LAUSR

This paper presents the design and the realization of broadband circularly polarized (CP) Fabry–Perot resonant antenna using a single superstrate for the fifth-generation (5G) wireless multiple-input-multiple-output (MIMO) applications. The antenna consists of a corner cut patch with a diagonal slot and a superstrate. The individual resonances of the corner cut patch and patch with diagonal slot are overlapped to improve the intrinsic narrow impedance and axial ratio (AR) bandwidths of the single-fed patch antennas. A half-wavelength spaced superstrate having a half-wavelength thickness is employed as a partially reflecting surface (PRS) for high gain and wide AR as well as impedance bandwidths. The design procedure and mechanisms of the PRS are discussed in detail through the equivalent circuit and ray tracing analysis.
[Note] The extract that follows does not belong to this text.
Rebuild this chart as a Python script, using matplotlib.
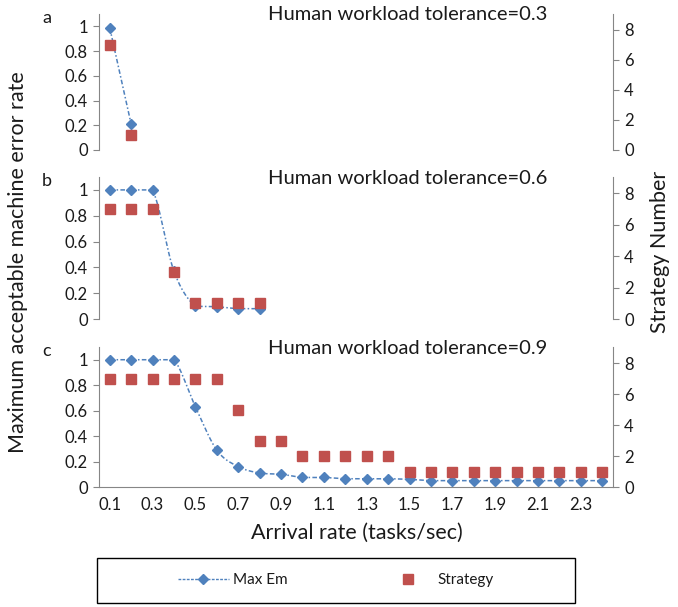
import numpy as np
import matplotlib
import matplotlib.pyplot as plt
from matplotlib.patches import Rectangle
from matplotlib.lines import Line2D

matplotlib.use("Agg")
plt.rcParams['font.family'] = ['Lato', 'DejaVu Sans']

# categories on the arrival-rate axis
rates = ['0.1', '0.2', '0.3', '0.4', '0.5', '0.6', '0.7', '0.8', '0.9', '1.0', '1.1', '1.2',
         '1.3', '1.4', '1.5', '1.6', '1.7', '1.8', '1.9', '2.0', '2.1', '2.2', '2.3', '2.4']

# panel a: tolerance 0.3
em_a = [0.99, 0.21]
strat_a = [7, 1]
# panel b: tolerance 0.6
em_b = [1.0, 1.0, 1.0, 0.37, 0.10, 0.095, 0.08, 0.08]
strat_b = [7, 7, 7, 3, 1, 1, 1, 1]
# panel c: tolerance 0.9
em_c = [1.0, 1.0, 1.0, 1.0, 0.63, 0.29, 0.16, 0.11, 0.10, 0.075, 0.075, 0.065,
        0.065, 0.065, 0.06, 0.05, 0.05, 0.05, 0.05, 0.05, 0.05, 0.05, 0.05, 0.05]
strat_c = [7, 7, 7, 7, 7, 7, 5, 3, 3, 2, 2, 2, 2, 2, 1, 1, 1, 1, 1, 1, 1, 1, 1, 1]

panels = [('a', '0.3', em_a, strat_a), ('b', '0.6', em_b, strat_b), ('c', '0.9', em_c, strat_c)]

BLUE = '#4F81BD'
RED = '#C0504D'
GREY = '#868686'
TXT = '#1a1a1a'

W, H = 678, 607
fig = plt.figure(figsize=(W / 100, H / 100), dpi=100)


def smooth(x, y, n=24):
    # excel-like smoothed line (catmull-rom as cubic bezier, no overshoot)
    p = np.column_stack([x, y]).astype(float)
    if len(p) < 2:
        return p[:, 0], p[:, 1]
    out = [p[0]]
    t = np.linspace(0, 1, n)[1:, None]
    for i in range(len(p) - 1):
        p0 = p[i - 1] if i > 0 else p[i]
        p1, p2 = p[i], p[i + 1]
        p3 = p[i + 2] if i + 2 < len(p) else p[i + 1]
        c1 = p1 + (p2 - p0) / 6
        c2 = p2 - (p3 - p1) / 6
        lo, hi = min(p1[1], p2[1]), max(p1[1], p2[1])
        c1[1] = np.clip(c1[1], lo, hi)
        c2[1] = np.clip(c2[1], lo, hi)
        seg = ((1 - t) ** 3) * p1 + 3 * ((1 - t) ** 2) * t * c1 + 3 * (1 - t) * t ** 2 * c2 + t ** 3 * p2
        out.extend(seg)
    out = np.array(out)
    return out[:, 0], out[:, 1]


# pixel boxes (top, bottom) of each panel
boxes = [(14, 150), (177, 319), (347, 487)]
left_px, right_px = 99, 613

for k, (lab, tol, em, strat) in enumerate(panels):
    top, bot = boxes[k]
    ax = fig.add_axes([left_px / W, 1 - bot / H, (right_px - left_px) / W, (bot - top) / H])
    ax2 = ax.twinx()
    x = np.arange(len(em))
    sx, sy = smooth(x, em)
    ax.plot(sx, sy, color=BLUE, lw=1.1, ls=(0, (3, 1.5, 1, 1.5)))
    ax.plot(x, em, ls='none', marker='D', ms=5, color=BLUE)
    ax2.plot(np.arange(len(strat)), strat, ls='none', marker='s', ms=7.5, color=RED)

    ax.set_xlim(-0.5, len(rates) - 0.5)
    ax.set_ylim(0, 1.1)
    ax2.set_ylim(0, 9.05)
    ax.set_yticks([0, 0.2, 0.4, 0.6, 0.8, 1])
    ax.set_yticklabels(['0', '0.2', '0.4', '0.6', '0.8', '1'])
    ax2.set_yticks([0, 2, 4, 6, 8])

    for a in (ax, ax2):
        for s in a.spines.values():
            s.set_visible(False)
    ax.spines['left'].set_visible(True)
    ax.spines['left'].set_color(GREY)
    ax2.spines['right'].set_visible(True)
    ax2.spines['right'].set_color(GREY)
    ax.tick_params(axis='y', direction='out', length=4, color=GREY, labelsize=12, labelcolor=TXT, pad=4)
    ax2.tick_params(axis='y', direction='out', length=4, color=GREY, labelsize=12, labelcolor=TXT, pad=4)

    if k == 2:
        ax.spines['bottom'].set_visible(True)
        ax.spines['bottom'].set_color(GREY)
        ax.set_xticks(np.arange(-0.5, len(rates), 1.0))
        ax.set_xticklabels([])
        ax.set_xticks(np.arange(0, len(rates), 2), minor=True)
        ax.set_xticklabels(rates[::2], minor=True)
        ax.tick_params(axis='x', which='major', direction='out', length=4, color=GREY)
        ax.tick_params(axis='x', which='minor', length=0, labelsize=12, labelcolor=TXT, pad=7)
    else:
        ax.set_xticks([])
    ax2.set_xticks([])

    fig.text(47 / W, 1 - (top + 4) / H, lab, fontsize=13, color=TXT, ha='center', va='center')
    fig.text(408 / W, 1 - (top + 1) / H, 'Human workload tolerance=' + tol, fontsize=14.5,
             color=TXT, ha='center', va='center')

fig.text(18 / W, 1 - 262 / H, 'Maximum acceptable machine error rate', rotation=90,
         fontsize=15.5, color=TXT, ha='center', va='center')
fig.text(660 / W, 1 - 252 / H, 'Strategy Number', rotation=90,
         fontsize=15.5, color=TXT, ha='center', va='center')
fig.text(357 / W, 1 - 533 / H, 'Arrival rate (tasks/sec)', fontsize=15.5, color=TXT,
         ha='center', va='center')

# legend box
fig.patches.append(Rectangle((97 / W, 1 - 603 / H), (575 - 97) / W, (603 - 558) / H,
                             transform=fig.transFigure, fill=False, ec='black', lw=1.0))
h1 = Line2D([], [], color=BLUE, lw=1.0, ls=(0, (2, 1)), marker='D', ms=5)
h2 = Line2D([], [], ls='none', marker='s', ms=7.5, color=RED)
fig.legend([h1, h2], ['Max Em', 'Strategy'], loc='center', bbox_to_anchor=(336 / W, 1 - 580 / H),
           ncol=2, frameon=False, fontsize=11, handlelength=3.3, handletextpad=0.3,
           columnspacing=6.2, labelcolor=TXT)

fig.savefig('out.png', dpi=100)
Simulated and measured results show that the proposed antennas have a wide operational bandwidth of 25–33 GHz (27.6%) for $\vert \text{S}_{11}\vert < -10$ dB with a stable gain achieving a maximum value of 14.1 dBiC and a wide 3-dB AR bandwidth ranging from 26–31.3 GHz (17%). This operational bandwidth of the antenna covers the proposed entire global 5G millimeter wave (mmWave) spectrum (26–29.5 GHz). Moreover, a $2\times 2$ MIMO antenna is designed using the proposed antenna in such a way that the polarization diversity of the adjacent radiator is exploited, resulting in high isolation between antenna elements and low-envelope correlation coefficient, which makes it a suitable candidate for future 5G MIMO applications.